Fischer-Tropsch synthesis is an effective process for converting synthesis gas containing hydrogen and carbon monoxide, also referred to as syngas, to liquid hydrocarbon fuels. It is well known that Fischer-Tropsch synthesis involves a polymerization reaction beginning with a methylene intermediate to produce a wide distribution of hydrocarbons ranging from light gases to solid wax. Hybrid Fischer-Tropsch catalysts, also referred to interchangeably as “hybrid FT catalysts” or “HFT catalysts,” have been developed containing both a Fischer-Tropsch synthesis component, e.g. cobalt, and an acidic zeolite component which have been found to be capable of limiting chain growth in the polymerization reaction to provide a more desirable product distribution.
Challenges have been encountered in hybrid Fischer-Tropsch catalysts containing cobalt as a result of the strong interaction between the cobalt and the zeolite. These may include lower than desired catalytic activity, lower than desired degree of cobalt reduction and undesirably high methane selectivity. For example, the activity of some hybrid Fischer-Tropsch synthesis catalysts which have been reported is about 0.2 g of C5+/gcat/h (U.S. Pat. Nos. 7,973,087; 7,973,086; 7,943,674; and 7,825,164). Generally, it is preferred that the activity of a catalyst be higher.
Another challenge in the development of improved hybrid Fischer-Tropsch catalysts is the development of catalysts which are active, stable and provide high C5+ productivity. Deactivation of hybrid FT catalysts can occur due to a variety of causes, including sintering, surface carbon formation, cobalt-support mixed compound formation, cobalt oxidation and poisoning. Deactivation of HFT catalyst results in reduced yields of desired products. Catalyst deactivation by some of these can be addressed by regeneration. However, some modes of deactivation lead to permanent deactivation from which the catalyst cannot be regenerated. Additionally, high water partial pressures can oxidize active cobalt metal to inactive cobalt oxide. Water partial pressure above a certain value leads to high rates of catalyst deactivation. This puts a limit on the maximum per-pass carbon monoxide conversion that a catalyst can experience for acceptable deactivation. Accordingly, it is important to improve water resistance from the point of view of catalyst activity and catalyst life. Common poisons for FT catalysts include sulfur, nitrogen-containing compounds such as hydrogen cyanide and ammonia. Catalyst deactivation by sulfur cannot be regenerated. Other modes of deactivation include coalescence of cobalt metal crystallites leading to a loss of metal surface area. Catalyst deactivation by this mechanism cannot be regenerated.
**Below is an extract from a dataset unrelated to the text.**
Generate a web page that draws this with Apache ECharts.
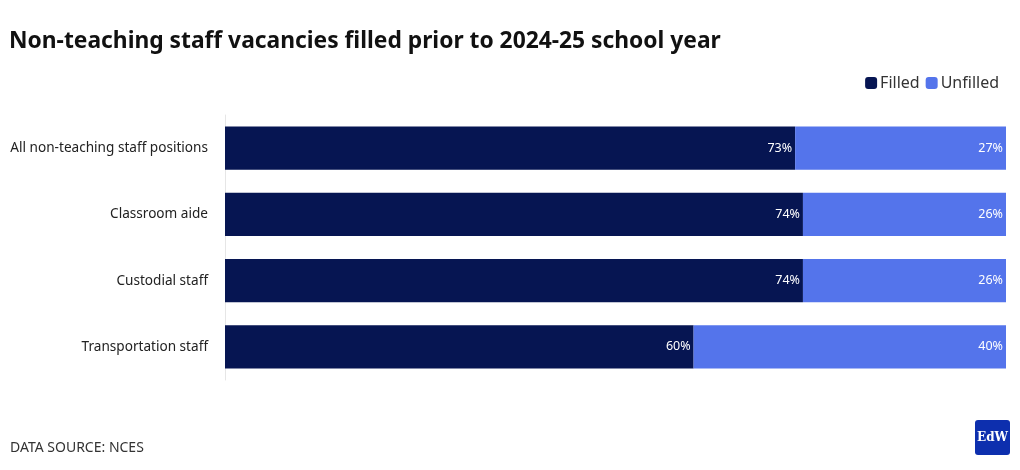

Hybrid Fischer-Tropsch synthesis also generally produces a large percentage of olefinic hydrocarbons. An olefinic hydrocarbon is defined as a hydrocarbon in which one or more double bonds exist within the molecule. Olefinic, or unsaturated, hydrocarbons have the potential to be disruptive to refining processes, creating problems including crude heater and preheat train fouling, storage instability and gum deposits. Furthermore, the hydrogenation of olefins, apart from diene saturation, is not practiced in crude oil refining. For this reason, synthetic hydrocarbon mixtures must be treated so as to substantially remove unsaturated hydrocarbons before being blended into crude oil.
It would be desirable to have a means for converting synthesis gas to a hydrocarbon mixture having a low percentage of olefins. There remains a need for hybrid Fischer-Tropsch catalysts with improved catalytic activity which provides improved productivity in a desired range of product distribution, i.e., C5+.